I agree with this too, I've always thought if I'm WS 8-10 I should be hitting someone who has WS of 4 or less on a 2+ where as they should be hitting me on a 6+.

If not this do what the Shooting to Hit ability does for 40k in the fact that if my WS is over 5 and I miss I will on 6 again if I'm WS 6, a 5 if I'm WS 7, 4 if I'm WS 8 and so on etc...


----------



## Stephen_Newman (Jul 14, 2009)

I like that system more. However one should not underestimate the advantage of close combat. Unlike shooting it causes enemies to be wiped out more easily than shooting. It also allows you to move closer to more people as you defeat them.


----------



## chromedog (Oct 31, 2007)

This happened when they streamlined the rules back in 3rd to simplify things.

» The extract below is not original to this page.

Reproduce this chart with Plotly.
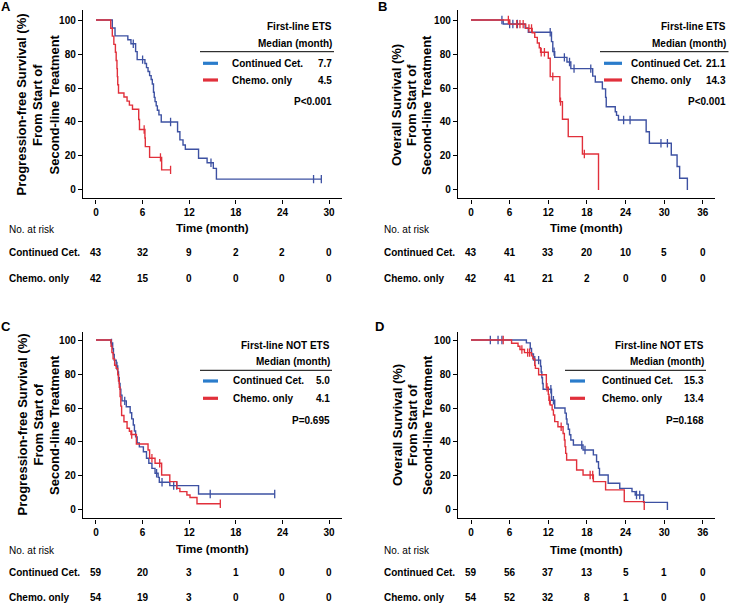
import numpy as np
import plotly.graph_objects as go

W, H = 729, 604

# ---------------- DATA ----------------
# Panel A: PFS, first-line ETS
A_cet_t = [2.1, 2.45, 4.1, 4.5, 5.1, 5.3, 6.3, 6.5, 6.7, 6.9, 7.1, 7.25, 7.4, 7.5, 7.6, 7.75, 7.9, 8.1, 8.4,
           10.5, 10.8, 11.2, 11.5, 13.2, 14.3, 15.1, 15.5]
A_cet_s = [95.3, 90.7, 88.4, 86.0, 81.4, 76.7, 74.4, 72.0, 69.7, 67.3, 65.0, 62.4, 57.5, 54.5, 52.0, 49.5, 46.9, 44.2, 40.0,
           34.3, 29.5, 26.5, 24.0, 18.7, 16.0, 12.7, 6.4]
A_cet_c = [4.8, 6.0, 9.6, 14.8, 28.0, 29.0]
A_chemo_t = [1.9, 2.1, 2.3, 2.5, 2.6, 2.7, 2.75, 2.8, 2.9, 3.6, 4.0, 4.3, 4.7, 5.5, 5.6, 6.3, 6.35, 6.9, 8.45]
A_chemo_s = [95.2, 90.5, 85.7, 81.0, 76.2, 71.4, 66.7, 61.9, 57.1, 54.7, 52.3, 49.9, 47.5, 41.5, 35.6, 30.6, 25.5, 19.2, 11.8]
A_chemo_c = [6.2, 8.3, 9.6]

# Panel B: OS, first-line ETS
B_cet_t = [5.0, 8.4, 8.9, 12.5, 12.7, 13.0, 14.9, 15.5, 18.9, 19.3, 20.4, 20.9, 21.0, 22.4, 22.6, 22.9,
           27.2, 27.7, 31.1, 32.0, 32.4, 33.6]
B_cet_s = [97.7, 95.3, 92.8, 87.3, 81.4, 78.0, 75.3, 71.4, 67.0, 63.5, 59.5, 54.5, 49.0, 46.0, 43.9, 41.2,
           34.3, 27.5, 20.6, 13.8, 6.9, 0.0]
B_cet_c = [4.8, 6.0, 6.5, 7.2, 12.3, 12.9, 14.5, 15.3, 16.0, 18.6, 23.7, 24.7, 29.5, 30.5]
B_chemo_t = [6.0, 8.5, 9.5, 9.9, 10.3, 10.6, 10.8, 12.0, 12.3, 13.8, 14.2, 15.1, 17.3, 19.8]
B_chemo_s = [97.6, 95.1, 92.5, 89.8, 86.5, 83.7, 81.0, 77.5, 66.7, 52.0, 41.6, 31.4, 21.2, 0.0]
B_chemo_c = [5.8, 7.1, 7.6, 8.1, 9.0, 9.4, 10.9, 11.4, 12.7, 13.9, 17.6]

# Panel C: PFS, first-line NOT ETS
C_cet_t = [1.9, 2.15, 2.25, 2.35, 2.6, 2.8, 2.9, 3.0, 3.1, 3.2, 3.35, 3.9, 4.4, 4.6, 4.8, 4.95, 5.1, 5.3, 5.58,
           6.1, 6.5, 6.8, 7.2, 7.6, 8.0, 8.15, 9.5, 13.2]
C_cet_s = [98.3, 94.9, 91.5, 88.1, 84.7, 81.2, 77.8, 74.4, 71.0, 67.6, 64.2, 60.7, 57.2, 53.6, 50.0, 46.5, 43.0, 39.5, 37.1,
           34.3, 30.4, 27.5, 24.5, 21.6, 19.2, 16.3, 14.3, 9.4]
C_cet_c = [2.0, 2.7, 3.7, 7.8, 8.5, 10.0, 10.4, 14.7, 23.0]
C_chemo_t = [1.95, 2.05, 2.2, 2.4, 2.6, 2.8, 2.9, 3.0, 3.1, 3.2, 3.3, 3.6, 4.0, 4.3, 4.5, 5.2, 6.7, 6.9, 7.6, 8.45,
             9.5, 10.4, 10.8, 11.7, 12.1, 13.0]
C_chemo_s = [96.3, 92.6, 88.9, 85.2, 83.3, 79.6, 75.9, 72.2, 66.7, 61.1, 55.6, 51.9, 48.1, 46.3, 44.4, 38.8, 35.3, 30.4, 27.5, 20.6,
             16.7, 12.7, 10.8, 8.8, 7.3, 3.7]
C_chemo_c = [4.6, 7.2, 8.2, 16.0]

# Panel D: OS, first-line NOT ETS
D_cet_t = [8.6, 9.2, 9.4, 9.7, 10.8, 10.9, 11.0, 11.1, 11.2, 12.5, 13.0, 14.6, 14.8, 14.9, 15.1, 15.3, 15.5, 15.9,
           17.4, 19.0, 19.5, 19.8, 19.95, 21.3, 23.1, 25.0, 25.5, 26.8, 30.5]
D_cet_s = [98.3, 95.0, 91.8, 88.2, 84.6, 81.2, 77.8, 74.4, 71.0, 64.6, 60.0, 57.0, 53.5, 50.5, 47.5, 44.3, 41.2, 38.2,
           35.3, 32.4, 28.4, 24.5, 20.6, 15.7, 12.7, 10.8, 8.8, 4.5, 0.0]
D_cet_c = [3.0, 4.2, 4.8, 9.9, 10.5, 12.4, 12.8, 17.2, 17.7, 25.7, 26.2]
D_chemo_t = [6.3, 7.3, 7.6, 8.3, 9.4, 9.6, 9.9, 10.0, 10.5, 11.7, 12.0, 12.1, 12.3, 12.6, 12.8, 13.0, 13.5, 14.3,
             14.5, 14.6, 14.7, 14.85, 16.4, 17.4, 19.0, 20.9, 23.8, 26.9]
D_chemo_s = [98.1, 96.3, 94.4, 92.6, 90.7, 88.9, 85.2, 83.3, 79.6, 72.2, 68.0, 64.5, 61.8, 58.9, 55.9, 52.0, 49.0, 45.0,
             41.2, 37.3, 33.3, 29.4, 23.5, 20.6, 16.7, 11.8, 4.9, 0.0]
D_chemo_c = [5.0, 7.9, 8.8, 9.1, 11.8, 12.2, 14.0, 18.5, 18.9]

# tick labels / risk tables
A_xticks = [0, 6, 12, 18, 24, 30]
B_xticks = [0, 6, 12, 18, 24, 30, 36]
Y_ticks = [0, 20, 40, 60, 80, 100]
A_risk_cet = [43, 32, 9, 2, 2, 0]
A_risk_chemo = [42, 15, 0, 0, 0, 0]
B_risk_cet = [43, 41, 33, 20, 10, 5, 0]
B_risk_chemo = [42, 41, 21, 2, 0, 0, 0]
C_risk_cet = [59, 20, 3, 1, 0, 0]
C_risk_chemo = [54, 19, 3, 0, 0, 0]
D_risk_cet = [59, 56, 37, 13, 5, 1, 0]
D_risk_chemo = [54, 52, 32, 8, 1, 0, 0]
medians_cet = [7.7, 21.1, 5.0, 15.3]
medians_chemo = [4.5, 14.3, 4.1, 13.4]
p_values = ["P<0.001", "P<0.001", "P=0.695", "P=0.168"]
subgroups = ["First-line ETS", "First-line ETS", "First-line NOT ETS", "First-line NOT ETS"]
group_names = ["Continued Cet.", "Chemo. only"]
pfs_title = ["Progression-free Survival (%)", "From Start of", "Second-line Treatment"]
os_title = ["Overall Survival (%)", "From Start of", "Second-line Treatment"]

# ---------------- STYLE ----------------
BLUE = "#3D51A2"
RED = "#E1303B"
LBLUE = "#2A7CCB"
LRED = "#E1303B"
FONT = "Liberation Sans, Arial, sans-serif"


def px(x):
    return x / W


def py(y):
    return 1 - y / H


def step_value(ts, ss, c):
    idx = np.searchsorted(np.array(ts), c, side="right") - 1
    return 100.0 if idx < 0 else ss[idx]


panels = [
    dict(letter="A", n="", data=(A_cet_t, A_cet_s, A_cet_c, A_chemo_t, A_chemo_s, A_chemo_c),
         xd=(83, 342), xr=(-1.67, 31.66), yd=(198.3, 10), yr=(-4.9, 105.9), xt=A_xticks,
         ytitle=pfs_title, tx=[21.5, 38, 54.5], ty=105, lxy=(6, 6),
         tr=333.5, hy=[26, 43.3], rule=(200, 334, 51.7), sw=(203, 218), lx=229.5, ry=[63.3, 80], pyy=101,
         rl=7, rno=229.3, rrows=[252, 278], ty2=228.3, risk=(A_risk_cet, A_risk_chemo)),
    dict(letter="B", n="2", data=(B_cet_t, B_cet_s, B_cet_c, B_chemo_t, B_chemo_s, B_chemo_c),
         xd=(458, 715), xr=(-2.02, 37.89), yd=(198.3, 10), yr=(-4.9, 105.9), xt=B_xticks,
         ytitle=os_title, tx=[397, 412, 427], ty=105, lxy=(382, 6),
         tr=727.5, hy=[26, 43.3], rule=(600, 728.5, 51.7), sw=(604, 622), lx=628.5, ry=[63.3, 80], pyy=101,
         rl=381.7, rno=229.3, rrows=[252, 278], ty2=228.3, risk=(B_risk_cet, B_risk_chemo)),
    dict(letter="C", n="3", data=(C_cet_t, C_cet_s, C_cet_c, C_chemo_t, C_chemo_s, C_chemo_c),
         xd=(83, 342), xr=(-1.67, 31.66), yd=(518.3, 331.7), yr=(-4.9, 104.9), xt=A_xticks,
         ytitle=pfs_title, tx=[21.5, 37.5, 54], ty=425, lxy=(6, 326),
         tr=331.5, hy=[345, 361], rule=(200, 332, 370.3), sw=(203, 218), lx=231, ry=[381, 398.3], pyy=420.3,
         rl=7, rno=550, rrows=[572.7, 597.7], ty2=549, risk=(C_risk_cet, C_risk_chemo)),
    dict(letter="D", n="4", data=(D_cet_t, D_cet_s, D_cet_c, D_chemo_t, D_chemo_s, D_chemo_c),
         xd=(458, 715), xr=(-2.02, 37.89), yd=(518.3, 331.7), yr=(-4.9, 104.9), xt=B_xticks,
         ytitle=os_title, tx=[397, 412, 427], ty=425, lxy=(379, 326),
         tr=706, hy=[345, 361], rule=(565, 706, 370.3), sw=(570, 585), lx=600, ry=[381, 398.3], pyy=420.3,
         rl=381.7, rno=550, rrows=[572.7, 597.7], ty2=550, risk=(D_risk_cet, D_risk_chemo)),
]

fig = go.Figure()
annotations = []
shapes = []
layout_axes = {}


def ann(x, y, text, size=10, bold=True, xanchor="left", angle=0, xref="paper"):
    annotations.append(dict(
        x=x if xref != "paper" else px(x), y=py(y), xref=xref, yref="paper", text=text, showarrow=False,
        xanchor=xanchor, yanchor="middle", textangle=angle,
        font=dict(family=FONT, size=size, color="black", weight="bold" if bold else "normal")))


for i, p in enumerate(panels):
    n = p["n"]
    xa, ya = "x" + n, "y" + n
    ct, cs, cc, ht, hs, hc = p["data"]
    for (ts, ss, cens, col) in [(ct, cs, cc, BLUE), (ht, hs, hc, RED)]:
        x_end = max(max(ts), max(cens) if cens else 0)
        xs = [0] + list(ts) + [x_end]
        ys = [100] + list(ss) + [ss[-1]]
        fig.add_trace(go.Scatter(x=xs, y=ys, mode="lines", line=dict(color=col, width=1.4, shape="hv"),
                                 xaxis=xa, yaxis=ya, showlegend=False, hoverinfo="skip"))
        cy = [step_value(ts, ss, c) for c in cens]
        fig.add_trace(go.Scatter(x=cens, y=cy, mode="markers",
                                 marker=dict(symbol="line-ns", size=6, line=dict(color=col, width=1.3)),
                                 xaxis=xa, yaxis=ya, showlegend=False, hoverinfo="skip"))
    axis_common = dict(showgrid=False, zeroline=False, showline=True, linecolor="black", linewidth=1.4,
                       ticks="outside", ticklen=4, tickwidth=1.3, tickcolor="black",
                       tickfont=dict(family=FONT, size=10, color="black", weight="bold"), fixedrange=True)
    layout_axes["xaxis" + n] = dict(axis_common, domain=[px(p["xd"][0]), px(p["xd"][1])], range=list(p["xr"]),
                                    tickvals=p["xt"], anchor=ya)
    layout_axes["yaxis" + n] = dict(axis_common, domain=[py(p["yd"][0]), py(p["yd"][1])], range=list(p["yr"]),
                                    tickvals=Y_ticks, anchor=xa)
    # y-axis title lines
    for tx, line in zip(p["tx"], p["ytitle"]):
        ann(tx, p["ty"], line, size=13, xanchor="center", angle=-90)
    # panel letter
    ann(p["lxy"][0], p["lxy"][1], p["letter"], size=13, xanchor="center")
    # in-plot legend block
    ann(p["tr"], p["hy"][0], subgroups[i], size=10, xanchor="right")
    ann(p["tr"], p["hy"][1], "Median (month)", size=10, xanchor="right")
    shapes.append(dict(type="line", xref="paper", yref="paper", x0=px(p["rule"][0]), x1=px(p["rule"][1]),
                       y0=py(p["rule"][2]), y1=py(p["rule"][2]), line=dict(color="black", width=1)))
    for ry, col, name, med in zip(p["ry"], [LBLUE, LRED], group_names, [medians_cet[i], medians_chemo[i]]):
        shapes.append(dict(type="line", xref="paper", yref="paper", x0=px(p["sw"][0]), x1=px(p["sw"][1]),
                           y0=py(ry), y1=py(ry), line=dict(color=col, width=3.2)))
        ann(p["lx"], ry, name, size=10)
        ann(p["tr"], ry, f"{med:.1f}", size=10, xanchor="right")
    ann(p["tr"], p["pyy"], p_values[i], size=10, xanchor="right")
    # risk table
    ann(p["rl"], p["rno"], "No. at risk", size=10, bold=False)
    mid = (p["xt"][0] + p["xt"][-1]) / 2
    annotations.append(dict(x=mid, y=py(p["ty2"]), xref=xa, yref="paper", text="Time (month)", showarrow=False,
                            xanchor="center", yanchor="middle",
                            font=dict(family=FONT, size=11.5, color="black", weight="bold")))
    for rowy, name, counts in zip(p["rrows"], group_names, p["risk"]):
        ann(p["rl"], rowy, name, size=10)
        for t, c in zip(p["xt"], counts):
            annotations.append(dict(x=t, y=py(rowy), xref=xa, yref="paper", text=str(c), showarrow=False,
                                    xanchor="center", yanchor="middle",
                                    font=dict(family=FONT, size=10, color="black", weight="bold")))

fig.update_layout(width=W, height=H, margin=dict(l=0, r=0, t=0, b=0), paper_bgcolor="white",
                  plot_bgcolor="white", showlegend=False, annotations=annotations, shapes=shapes, **layout_axes)
fig.write_html("out.html", config={"displayModeBar": False},
               post_script="document.body.style.margin='0px';document.body.style.padding='0px';"
                           "document.body.style.overflow='hidden';")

Once upon a time, it had a far greater range on that table, better reflecting the differences in WS, down to a 2+/6+ (you need / they need).

Things change. Deal with it or find something else to whine about.


----------



## Snozz (Nov 16, 2010)

I think it'd be nice to be able to hit enemies of a significantly lower weapon skill on a 2+. I think being able to hit enemies on a 4+ or 5+ makes a lot of sense though. In a giant swirling melee with chainswords and swords swinging around everywhere and people firing off close range pistol shots it doesn't matter how good a swordsman you are, you're going to take hits. That's why you have armour on . However I do think that maybe a 6+ is warrented to hit WS 9 and 10 models if you have much lower weapon skill than them, representing them being beyond awesome with their chosen weapon.


----------



## Blue Liger (Apr 25, 2008)

Agreed , we also have to remember WS is meant to represent more than just how well you can swing a blade, axe etc, but alos how good you are at blocking/ defending hits if you dont have great armour and to an extent dodging completly out of the way, though I believe 'I' comes more into this part though is not really represented by current rules as it would complicate things way too much for the youngens.


----------



## Orochi (Jan 28, 2009)

Or go the way of fantasy.

In a 40k Case, If you're WS is double (or more) that of the Opponent. Say, WS7 hitting WS3, you should be granted a re-roll on a miss.


----------



## Vrykolas2k (Jun 10, 2008)

I think the WS chart should look like the To Wound chart.


----------



## Ascendant (Dec 11, 2008)

No, I don't think 2+ belongs on that list. 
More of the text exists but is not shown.